Earlier this week, crude oil futures fell to a six-year low when the U.S. Energy Information Administration (EIA) reported that U.S. commercial crude oil inventories grew by 9.6 million barrels compared to a week earlier. It also noted that the nation's oil supply was at its highest level for this time of year than at any time in the past 80 years, at 458.5 million barrels.

But in another report this week, the EIA announced that the declining rig counts would be affecting near-term production rates in three key oil-producing regions across the country: the Eagle Ford in Texas; the Niobrara in Colorado, Wyoming, Nebraska and Kansas; and the Bakken in Montana and North Dakota.

However, the EIA also says production gains in other U.S. oil fields, in particular the Permian Basin in Texas and New Mexico, caused overall crude oil production to rise slightly this month, to 5.6 million barrels per day, in the regions the EIA tracks daily. And that production rate is expected to remain unchanged in April.

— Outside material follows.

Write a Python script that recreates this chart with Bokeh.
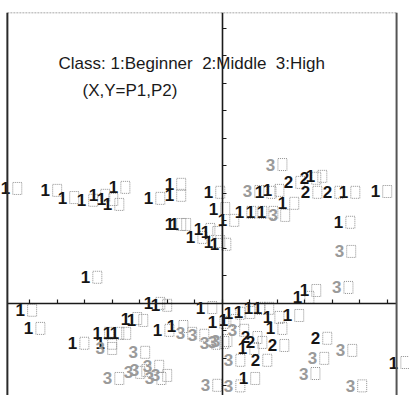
from bokeh.plotting import figure
from bokeh.models import ColumnDataSource, LinearAxis, Span, Label, FixedTicker
from bokeh.transform import dodge
from bokeh.embed import file_html
from bokeh.resources import INLINE
from bokeh.core.properties import value

# Class of each student (1: Beginner, 2: Middle, 3: High)
student_class = [
    1, 1, 1, 1, 1, 1, 1, 1, 1, 1, 1, 1, 3, 1, 1, 3, 2, 2, 1, 2, 2, 1, 1,
    1, 1, 1, 1, 1, 3, 1, 1, 3, 1, 1, 1, 1, 1, 1, 1, 1, 1, 1, 3,
    1, 1, 1, 1, 1, 1, 1, 1, 3, 3, 3, 1, 1, 1, 1, 1, 3, 3, 3, 3, 3, 3, 3, 3,
    1, 1, 1, 1, 1, 1, 1, 1, 1, 1, 3, 2, 2, 1, 2, 3, 3, 2, 1, 2, 3, 3, 3, 3,
    3, 3, 1, 3,
]
# First principal component (X = P1)
p1 = [
    -7.89, -6.44, -5.82, -5.13, -4.69, -4.40, -4.18, -3.96, -2.69, -1.93, -1.93, -0.51, 0.91, 1.35, 1.64, 1.75, 2.40, 2.98, 3.20, 3.02, 3.82, 4.40, 5.56,
    -0.33, 0.00, 0.62, 1.02, 1.42, 1.85, 2.18, 4.22, 4.25, -1.93, -1.75, -1.16, -0.87, -0.62, -0.51, -0.29, -4.98, 2.98, 2.73, 4.15,
    -7.35, -7.05, -3.53, -3.31, -2.69, -2.44, -2.36, -1.85, -1.53, -1.09, -0.65, -5.45, -4.55, -4.44, -4.18, -3.93, -4.44, -3.24, -4.18, -3.42, -3.20, -2.73, -2.65, -2.44,
    -0.80, -0.36, 0.04, 0.22, 0.58, 0.95, 1.27, 1.64, 2.36, 1.75, 0.36, 0.84, 1.02, 0.73, 1.82, -0.36, 0.22, 1.20, 0.76, 3.38, 4.29, 3.27, 2.95, 4.65,
    0.22, -0.62, 6.22, -0.25,
]
# Second principal component (Y = P2)
p2 = [
    4.18, 4.11, 3.85, 3.75, 3.93, 3.78, 3.60, 4.22, 3.82, 4.33, 3.93, 4.04, 4.07, 4.04, 4.11, 5.05, 4.40, 4.55, 4.62, 4.04, 4.04, 4.04, 4.07,
    3.45, 3.02, 3.31, 3.31, 3.31, 3.20, 3.64, 2.95, 1.89, 2.87, 2.87, 2.40, 2.69, 2.58, 2.25, 2.15, 0.95, 0.47, 0.22, 0.58,
    -0.25, -0.91, -0.55, -0.62, 0.00, -0.07, -0.98, -0.84, -1.09, -1.16, -1.45, -1.45, -1.09, -1.45, -1.09, -1.09, -1.64, -1.78, -2.73, -2.51, -2.44, -2.29, -2.73, -2.62,
    -0.15, -0.69, -0.62, -0.36, -0.33, -0.18, -0.18, -0.51, -0.44, -0.91, -0.98, -1.24, -1.42, -1.64, -1.53, -1.42, -2.07, -2.07, -2.73, -1.27, -1.71, -2.00, -2.55, -3.00,
    -3.00, -2.98, -2.15, -1.35,
]

class_labels = {1: "1", 2: "2", 3: "3"}
class_colors = {1: "#151515", 2: "#151515", 3: "#9a9a9a"}

x_ticks = list(range(-7, 7))
y_ticks = list(range(-3, 11))

# plot box limits (left, right, top); the box is open at the bottom
box_left, box_right, box_top = -7.82, 6.33, 10.58

title_line1 = "Class: 1:Beginner\u00a0 2:Middle\u00a0 3:High"
title_line2 = "(X,Y=P1,P2)"

src = ColumnDataSource(dict(
    x=p1,
    y=p2,
    label=[class_labels[c] for c in student_class],
    color=[class_colors[c] for c in student_class],
))

p = figure(width=409, height=395, x_range=(-8.07, 6.80), y_range=(-3.35, 10.58),
           output_backend="svg", toolbar_location=None,
           x_axis_location=None, y_axis_location=None,
           min_border_left=0, min_border_right=0, min_border_top=12, min_border_bottom=0)
p.grid.grid_line_color = None
p.outline_line_color = None
p.background_fill_color = "white"
p.border_fill_color = "white"

axis_style = dict(major_tick_in=4, major_tick_out=0, minor_tick_line_color=None,
                  major_label_text_font_size="1px", major_label_standoff=0,
                  axis_line_color="#1a1a1a", axis_line_width=1.6,
                  major_tick_line_color="#1a1a1a", major_tick_line_width=1.2)
xa = LinearAxis(fixed_location=0, ticker=FixedTicker(ticks=x_ticks), bounds=(box_left, box_right),
                major_label_overrides={t: "" for t in x_ticks}, **axis_style)
ya = LinearAxis(fixed_location=0, ticker=FixedTicker(ticks=y_ticks),
                major_label_overrides={t: "" for t in y_ticks}, **axis_style)
p.add_layout(xa, "below")
p.add_layout(ya, "left")

# frame borders (no bottom border)
p.add_layout(Span(location=box_left, dimension="height", line_color="#2a2a2a", line_width=2))
p.add_layout(Span(location=box_right, dimension="height", line_color="#555555", line_width=2))
p.segment(x0=[box_left], y0=[box_top], x1=[box_right], y1=[box_top],
          line_color="#8a8a8a", line_width=1.5, line_dash="2 1")

p.rect(x=dodge("x", 0.43, range=p.x_range), y="y", width=9, height=12,
       width_units="screen", height_units="screen", source=src,
       fill_color=None, line_color="#8f8f8f", line_width=1, line_dash="1 1")
p.text(x="x", y="y", text="label", source=src, text_color="color",
       text_font=value("Liberation Sans"), text_font_style="bold", text_font_size="17px",
       text_align="center", text_baseline="middle")

p.add_layout(Label(x=-5.96, y=8.73, text=title_line1, text_font="Liberation Sans",
                   text_font_size="17px", text_color="#1a1a1a", text_baseline="alphabetic"))
p.add_layout(Label(x=-5.09, y=7.75, text=title_line2, text_font="Liberation Sans",
                   text_font_size="17px", text_color="#1a1a1a", text_baseline="alphabetic"))

open("out.html", "w").write(file_html(p, INLINE))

The EIA acknowledges that oil wells come and go, and that over time, production from long-term "legacy wells" declines. But recently, it says the rate of decline has been increasing in some regions.

"This means that, in order for overall production to increase, operators must drill enough new wells to overcome the decline from legacy wells," the report continues. "As fewer wells are drilled, this decline becomes a significant challenge to overcome."